Kommentar Organspende: Der Zwang, sich zu entscheiden
Zufrieden ist mit dem deutschen Organspendegesetz schon lange keiner mehr. Eine Neuregelung steht an. Zuallererst aber müssen sich die Bürger mit dem Thema befassen.
STEFFI DOBMEIER ist Redakteurin bei taz.de.
Z ugegeben: Es gibt Erfreulicheres und Angenehmeres als das Thema Organspende. Wer will sich schon im Zustand bester Gesundheit mit dem Tod befassen - noch dazu mit dem eigenen? Wie bei so manch anderen Dingen gilt auch hier für viele: Solange es mich nicht betrifft, interessiert es mich auch nicht.

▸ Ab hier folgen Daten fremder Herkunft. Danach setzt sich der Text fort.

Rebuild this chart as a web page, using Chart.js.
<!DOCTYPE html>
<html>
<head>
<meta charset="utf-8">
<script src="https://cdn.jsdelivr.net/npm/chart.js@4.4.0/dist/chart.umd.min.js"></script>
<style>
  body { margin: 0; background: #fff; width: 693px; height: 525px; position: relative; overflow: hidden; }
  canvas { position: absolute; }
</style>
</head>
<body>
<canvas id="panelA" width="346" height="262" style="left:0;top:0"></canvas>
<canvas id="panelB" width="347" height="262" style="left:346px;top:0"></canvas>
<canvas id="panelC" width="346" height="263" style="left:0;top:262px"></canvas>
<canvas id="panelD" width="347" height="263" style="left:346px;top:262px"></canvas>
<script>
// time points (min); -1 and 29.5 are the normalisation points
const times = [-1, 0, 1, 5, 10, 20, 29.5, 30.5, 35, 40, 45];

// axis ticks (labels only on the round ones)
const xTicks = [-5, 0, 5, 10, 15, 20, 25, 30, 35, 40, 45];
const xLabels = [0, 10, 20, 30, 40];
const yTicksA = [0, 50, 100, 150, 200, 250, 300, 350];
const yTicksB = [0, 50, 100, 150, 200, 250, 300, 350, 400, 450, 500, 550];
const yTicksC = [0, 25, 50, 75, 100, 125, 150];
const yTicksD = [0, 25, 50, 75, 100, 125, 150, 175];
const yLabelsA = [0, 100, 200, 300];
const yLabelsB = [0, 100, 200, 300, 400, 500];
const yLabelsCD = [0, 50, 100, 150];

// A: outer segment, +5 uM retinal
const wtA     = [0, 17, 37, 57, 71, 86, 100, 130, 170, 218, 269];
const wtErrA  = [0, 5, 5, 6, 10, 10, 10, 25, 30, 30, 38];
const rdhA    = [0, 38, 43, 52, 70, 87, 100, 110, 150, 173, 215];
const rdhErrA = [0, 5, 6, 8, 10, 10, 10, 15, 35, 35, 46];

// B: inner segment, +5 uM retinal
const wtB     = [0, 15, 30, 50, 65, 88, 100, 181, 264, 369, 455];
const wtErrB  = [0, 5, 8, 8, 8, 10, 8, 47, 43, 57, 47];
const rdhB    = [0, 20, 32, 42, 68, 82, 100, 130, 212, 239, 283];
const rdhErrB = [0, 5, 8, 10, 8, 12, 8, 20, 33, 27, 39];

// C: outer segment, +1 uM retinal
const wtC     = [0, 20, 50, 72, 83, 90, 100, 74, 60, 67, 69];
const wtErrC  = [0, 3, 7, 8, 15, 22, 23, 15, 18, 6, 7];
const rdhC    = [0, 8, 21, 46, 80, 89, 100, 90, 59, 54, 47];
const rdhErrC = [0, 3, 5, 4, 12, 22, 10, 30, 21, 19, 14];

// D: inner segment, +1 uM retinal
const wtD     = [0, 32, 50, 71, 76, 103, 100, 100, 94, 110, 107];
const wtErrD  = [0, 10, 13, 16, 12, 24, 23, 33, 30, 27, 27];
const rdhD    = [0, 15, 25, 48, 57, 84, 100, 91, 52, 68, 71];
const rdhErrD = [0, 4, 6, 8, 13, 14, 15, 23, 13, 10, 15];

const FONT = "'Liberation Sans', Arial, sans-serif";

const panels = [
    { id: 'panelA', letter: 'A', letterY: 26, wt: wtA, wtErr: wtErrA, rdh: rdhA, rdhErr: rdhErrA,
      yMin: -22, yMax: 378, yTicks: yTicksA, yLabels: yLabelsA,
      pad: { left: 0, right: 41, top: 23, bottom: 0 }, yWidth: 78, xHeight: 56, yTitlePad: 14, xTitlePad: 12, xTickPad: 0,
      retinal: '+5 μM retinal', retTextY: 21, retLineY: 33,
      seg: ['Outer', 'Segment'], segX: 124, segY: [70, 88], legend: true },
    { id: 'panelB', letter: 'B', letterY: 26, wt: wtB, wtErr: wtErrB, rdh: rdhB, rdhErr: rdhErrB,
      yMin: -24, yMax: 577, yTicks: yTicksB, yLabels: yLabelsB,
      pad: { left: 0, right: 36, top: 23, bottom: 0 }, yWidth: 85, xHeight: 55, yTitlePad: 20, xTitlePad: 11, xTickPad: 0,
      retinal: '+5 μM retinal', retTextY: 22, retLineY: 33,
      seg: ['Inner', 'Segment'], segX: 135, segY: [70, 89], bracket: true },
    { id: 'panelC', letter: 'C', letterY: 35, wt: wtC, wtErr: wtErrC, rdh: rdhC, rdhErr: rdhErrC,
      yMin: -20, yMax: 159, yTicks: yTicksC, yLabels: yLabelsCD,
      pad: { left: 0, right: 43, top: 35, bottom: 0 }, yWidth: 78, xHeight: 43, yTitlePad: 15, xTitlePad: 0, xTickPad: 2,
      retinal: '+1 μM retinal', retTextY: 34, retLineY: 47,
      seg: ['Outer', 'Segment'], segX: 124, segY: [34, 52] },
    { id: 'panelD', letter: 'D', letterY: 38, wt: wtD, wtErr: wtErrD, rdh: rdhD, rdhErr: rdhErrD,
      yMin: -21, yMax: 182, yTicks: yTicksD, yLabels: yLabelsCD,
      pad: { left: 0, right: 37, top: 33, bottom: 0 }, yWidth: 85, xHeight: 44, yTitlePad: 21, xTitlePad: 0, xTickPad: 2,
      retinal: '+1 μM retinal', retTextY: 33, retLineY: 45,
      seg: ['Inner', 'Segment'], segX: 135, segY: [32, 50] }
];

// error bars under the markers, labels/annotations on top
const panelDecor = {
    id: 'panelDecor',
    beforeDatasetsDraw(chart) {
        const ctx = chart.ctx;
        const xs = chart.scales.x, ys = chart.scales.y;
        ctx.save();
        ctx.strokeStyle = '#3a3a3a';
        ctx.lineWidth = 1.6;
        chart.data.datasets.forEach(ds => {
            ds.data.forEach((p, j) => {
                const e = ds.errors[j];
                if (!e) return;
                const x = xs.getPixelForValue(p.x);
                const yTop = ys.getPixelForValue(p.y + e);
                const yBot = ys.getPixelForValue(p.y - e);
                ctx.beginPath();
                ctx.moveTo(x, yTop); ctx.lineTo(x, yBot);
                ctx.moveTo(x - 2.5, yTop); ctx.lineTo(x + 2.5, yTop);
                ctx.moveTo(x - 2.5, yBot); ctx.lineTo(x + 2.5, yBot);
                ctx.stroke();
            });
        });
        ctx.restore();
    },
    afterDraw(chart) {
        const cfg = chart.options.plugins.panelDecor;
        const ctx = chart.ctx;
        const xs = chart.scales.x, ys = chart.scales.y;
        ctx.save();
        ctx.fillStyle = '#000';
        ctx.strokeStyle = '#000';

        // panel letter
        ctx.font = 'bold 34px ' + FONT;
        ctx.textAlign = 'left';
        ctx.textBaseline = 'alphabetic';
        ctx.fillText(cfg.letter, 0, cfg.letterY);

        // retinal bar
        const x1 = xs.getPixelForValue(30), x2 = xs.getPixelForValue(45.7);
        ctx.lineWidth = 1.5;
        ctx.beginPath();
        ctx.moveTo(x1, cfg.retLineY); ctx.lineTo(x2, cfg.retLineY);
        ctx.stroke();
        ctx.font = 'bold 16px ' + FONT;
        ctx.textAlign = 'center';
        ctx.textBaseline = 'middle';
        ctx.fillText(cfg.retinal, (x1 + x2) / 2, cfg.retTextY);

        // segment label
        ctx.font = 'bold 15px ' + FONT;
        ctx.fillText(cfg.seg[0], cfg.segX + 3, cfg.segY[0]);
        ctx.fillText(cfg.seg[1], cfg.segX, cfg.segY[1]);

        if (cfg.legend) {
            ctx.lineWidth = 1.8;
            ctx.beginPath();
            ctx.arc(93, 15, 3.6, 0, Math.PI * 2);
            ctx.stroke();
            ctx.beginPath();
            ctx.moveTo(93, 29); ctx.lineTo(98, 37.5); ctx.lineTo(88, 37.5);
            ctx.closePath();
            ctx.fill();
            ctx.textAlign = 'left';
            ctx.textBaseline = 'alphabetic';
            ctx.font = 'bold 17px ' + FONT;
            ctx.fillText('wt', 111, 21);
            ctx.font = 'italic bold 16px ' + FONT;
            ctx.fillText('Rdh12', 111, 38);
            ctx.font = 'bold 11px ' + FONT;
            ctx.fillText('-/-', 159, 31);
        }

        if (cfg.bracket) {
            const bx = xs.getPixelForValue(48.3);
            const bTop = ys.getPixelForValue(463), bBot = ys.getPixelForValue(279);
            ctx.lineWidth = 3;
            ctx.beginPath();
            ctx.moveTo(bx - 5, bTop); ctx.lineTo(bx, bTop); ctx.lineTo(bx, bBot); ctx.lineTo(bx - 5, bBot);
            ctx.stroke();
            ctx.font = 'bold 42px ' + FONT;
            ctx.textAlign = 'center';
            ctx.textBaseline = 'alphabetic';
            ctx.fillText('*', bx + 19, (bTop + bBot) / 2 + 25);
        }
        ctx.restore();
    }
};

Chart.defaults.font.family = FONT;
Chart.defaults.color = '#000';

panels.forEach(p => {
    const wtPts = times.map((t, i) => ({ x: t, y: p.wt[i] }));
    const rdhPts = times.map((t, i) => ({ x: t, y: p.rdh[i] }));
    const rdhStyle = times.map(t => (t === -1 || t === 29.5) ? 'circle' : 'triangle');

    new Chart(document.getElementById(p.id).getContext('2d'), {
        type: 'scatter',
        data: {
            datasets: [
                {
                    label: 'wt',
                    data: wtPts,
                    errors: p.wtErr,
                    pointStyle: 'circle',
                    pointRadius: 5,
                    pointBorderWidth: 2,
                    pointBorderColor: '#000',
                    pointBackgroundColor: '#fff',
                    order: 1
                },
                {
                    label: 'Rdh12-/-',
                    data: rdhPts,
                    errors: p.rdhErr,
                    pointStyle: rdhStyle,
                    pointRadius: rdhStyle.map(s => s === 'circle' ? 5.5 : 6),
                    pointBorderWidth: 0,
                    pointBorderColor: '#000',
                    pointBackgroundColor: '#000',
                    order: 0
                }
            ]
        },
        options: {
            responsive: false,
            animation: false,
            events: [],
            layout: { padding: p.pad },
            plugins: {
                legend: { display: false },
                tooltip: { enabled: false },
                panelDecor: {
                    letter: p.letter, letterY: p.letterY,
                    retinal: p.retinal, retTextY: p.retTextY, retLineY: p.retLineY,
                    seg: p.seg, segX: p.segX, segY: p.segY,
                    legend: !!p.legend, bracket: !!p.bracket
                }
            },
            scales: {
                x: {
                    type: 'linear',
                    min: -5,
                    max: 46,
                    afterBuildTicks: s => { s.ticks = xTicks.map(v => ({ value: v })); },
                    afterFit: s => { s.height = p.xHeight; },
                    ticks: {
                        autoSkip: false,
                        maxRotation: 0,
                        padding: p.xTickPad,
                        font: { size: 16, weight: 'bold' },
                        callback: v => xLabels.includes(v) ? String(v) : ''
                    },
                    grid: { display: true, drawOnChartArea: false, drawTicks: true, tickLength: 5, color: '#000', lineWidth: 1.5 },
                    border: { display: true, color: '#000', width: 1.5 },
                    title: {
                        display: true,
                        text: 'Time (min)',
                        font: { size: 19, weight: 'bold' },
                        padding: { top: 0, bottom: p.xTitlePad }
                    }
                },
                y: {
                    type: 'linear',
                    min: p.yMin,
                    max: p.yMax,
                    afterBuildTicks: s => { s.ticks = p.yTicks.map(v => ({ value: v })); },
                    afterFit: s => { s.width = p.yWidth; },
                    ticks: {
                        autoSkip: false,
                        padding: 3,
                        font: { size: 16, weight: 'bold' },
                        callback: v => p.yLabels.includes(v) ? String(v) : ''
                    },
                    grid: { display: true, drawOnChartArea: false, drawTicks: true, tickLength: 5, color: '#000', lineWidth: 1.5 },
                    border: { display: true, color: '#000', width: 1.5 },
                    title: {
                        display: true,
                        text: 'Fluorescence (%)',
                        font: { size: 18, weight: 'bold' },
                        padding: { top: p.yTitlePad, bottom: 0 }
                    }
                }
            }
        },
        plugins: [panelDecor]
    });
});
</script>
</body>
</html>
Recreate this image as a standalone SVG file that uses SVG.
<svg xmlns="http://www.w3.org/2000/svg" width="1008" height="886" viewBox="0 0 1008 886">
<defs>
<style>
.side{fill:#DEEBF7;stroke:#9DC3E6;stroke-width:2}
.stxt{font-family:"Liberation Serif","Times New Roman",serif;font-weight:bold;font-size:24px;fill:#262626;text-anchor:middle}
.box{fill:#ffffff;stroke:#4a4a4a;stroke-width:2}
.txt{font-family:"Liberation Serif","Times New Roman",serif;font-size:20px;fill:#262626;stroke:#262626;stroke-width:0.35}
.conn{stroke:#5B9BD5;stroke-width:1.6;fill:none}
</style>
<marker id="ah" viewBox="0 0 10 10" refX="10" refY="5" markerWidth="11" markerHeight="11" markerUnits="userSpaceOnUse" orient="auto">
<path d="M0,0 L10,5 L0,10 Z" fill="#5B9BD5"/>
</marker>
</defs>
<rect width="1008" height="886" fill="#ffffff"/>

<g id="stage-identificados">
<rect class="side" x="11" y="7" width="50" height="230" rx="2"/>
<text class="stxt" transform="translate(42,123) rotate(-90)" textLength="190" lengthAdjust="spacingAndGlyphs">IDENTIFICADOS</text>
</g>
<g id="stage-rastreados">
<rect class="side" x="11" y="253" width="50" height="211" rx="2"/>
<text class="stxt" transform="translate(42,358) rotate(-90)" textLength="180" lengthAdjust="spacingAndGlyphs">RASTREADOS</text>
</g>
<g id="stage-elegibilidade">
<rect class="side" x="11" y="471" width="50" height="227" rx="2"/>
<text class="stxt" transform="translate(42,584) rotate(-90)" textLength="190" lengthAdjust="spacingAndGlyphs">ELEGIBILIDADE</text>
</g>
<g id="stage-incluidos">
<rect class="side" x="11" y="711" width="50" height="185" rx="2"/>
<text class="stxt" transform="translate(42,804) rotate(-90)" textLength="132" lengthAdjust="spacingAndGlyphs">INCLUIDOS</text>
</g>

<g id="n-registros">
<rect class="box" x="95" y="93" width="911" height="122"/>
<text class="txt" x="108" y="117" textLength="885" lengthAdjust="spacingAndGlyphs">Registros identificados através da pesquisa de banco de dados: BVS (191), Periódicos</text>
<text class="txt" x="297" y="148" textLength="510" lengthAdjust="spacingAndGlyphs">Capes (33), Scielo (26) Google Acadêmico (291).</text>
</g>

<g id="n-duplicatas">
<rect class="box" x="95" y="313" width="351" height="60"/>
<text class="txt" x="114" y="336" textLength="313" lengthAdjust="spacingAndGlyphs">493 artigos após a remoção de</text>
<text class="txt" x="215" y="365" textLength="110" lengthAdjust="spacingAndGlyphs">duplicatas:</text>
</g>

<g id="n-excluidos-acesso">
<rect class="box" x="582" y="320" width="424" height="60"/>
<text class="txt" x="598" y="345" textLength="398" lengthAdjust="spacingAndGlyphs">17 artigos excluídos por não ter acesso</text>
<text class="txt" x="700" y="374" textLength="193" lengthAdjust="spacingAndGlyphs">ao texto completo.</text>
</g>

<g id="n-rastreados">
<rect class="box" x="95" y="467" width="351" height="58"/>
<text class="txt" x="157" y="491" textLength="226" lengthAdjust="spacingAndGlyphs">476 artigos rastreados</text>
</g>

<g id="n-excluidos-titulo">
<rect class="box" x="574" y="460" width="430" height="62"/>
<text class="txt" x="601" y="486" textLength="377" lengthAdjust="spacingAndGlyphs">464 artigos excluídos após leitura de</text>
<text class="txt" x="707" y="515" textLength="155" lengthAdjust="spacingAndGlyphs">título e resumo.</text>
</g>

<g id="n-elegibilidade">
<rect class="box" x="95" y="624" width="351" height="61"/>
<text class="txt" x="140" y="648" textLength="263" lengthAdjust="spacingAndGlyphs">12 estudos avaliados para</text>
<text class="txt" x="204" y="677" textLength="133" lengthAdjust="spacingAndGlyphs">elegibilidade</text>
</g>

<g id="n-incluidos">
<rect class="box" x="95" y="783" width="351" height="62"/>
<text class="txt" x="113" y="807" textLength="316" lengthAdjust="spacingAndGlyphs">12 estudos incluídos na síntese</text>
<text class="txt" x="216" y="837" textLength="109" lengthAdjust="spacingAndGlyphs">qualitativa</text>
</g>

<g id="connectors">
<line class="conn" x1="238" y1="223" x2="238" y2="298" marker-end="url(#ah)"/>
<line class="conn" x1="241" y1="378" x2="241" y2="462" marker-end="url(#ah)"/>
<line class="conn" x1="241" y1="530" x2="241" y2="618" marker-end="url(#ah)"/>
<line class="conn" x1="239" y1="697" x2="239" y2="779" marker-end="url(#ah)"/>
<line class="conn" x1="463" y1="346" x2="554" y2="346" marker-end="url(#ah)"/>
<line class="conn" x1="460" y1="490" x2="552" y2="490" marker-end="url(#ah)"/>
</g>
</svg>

Die Folge ist ein erheblicher Mangel an potenziellen Organspendern, seit Jahren klagen die Ärzte darüber. Im Schnitt sterben pro Tag drei Menschen, weil sie auf ein Organ warten, das ihr geschädigtes ersetzt. Und das, obwohl die große Mehrheit der Deutschen ihre grundsätzliche Bereitschaft erklärt, eine Niere, das Herz oder die Lunge zu spenden. Theoretisch jedenfalls.
Diese Theorie hilft in der Praxis aber nicht. Denn wenn am Ende nicht einmal jeder Vierte einen Organspendeausweis mit sich trägt, besteht dringender Handlungsbedarf. Deshalb ist es sinnvoll, die Menschen im Zusammenhang mit der Neuregelung der Organspende nun mit dem Kopf darauf zu stoßen. Denn anders, so zeigt es die Realität, verwandelt sich die grundsätzliche Bereitschaft nicht in eine Entscheidung auf dem Papier. Das Konzept der sogenannten Erklärungslösung, bei der sich jeder konkret für oder gegen eine Organspende aussprechen muss, ist ein notwendiger Schritt. Auch wenn er für manche wie ein politisch aufgedrückter Zwang anmuten mag.
Das Bewusstsein der Menschen wird sich nur schärfen, wenn sie sich mit dem Thema befassen. Oder eben befassen müssen. Sie haben bislang kein Verständnis, keinen Zugang zur Problematik. Sie sind verunsichert.
Wenn nun also ein gesetzlich verordneter Denkanstoß hilft, dass die Bürger das Themas kritisch hinterfragen, sich ihre persönliche Meinung bilden - basierend auf eigenen Erfahrungen, religiösen Ansichten und medizinischem Verständnis -, dann ist das nur zu begrüßen. Selbst wenn sich am Ende dann nicht jeder für eine Organspende entscheidet.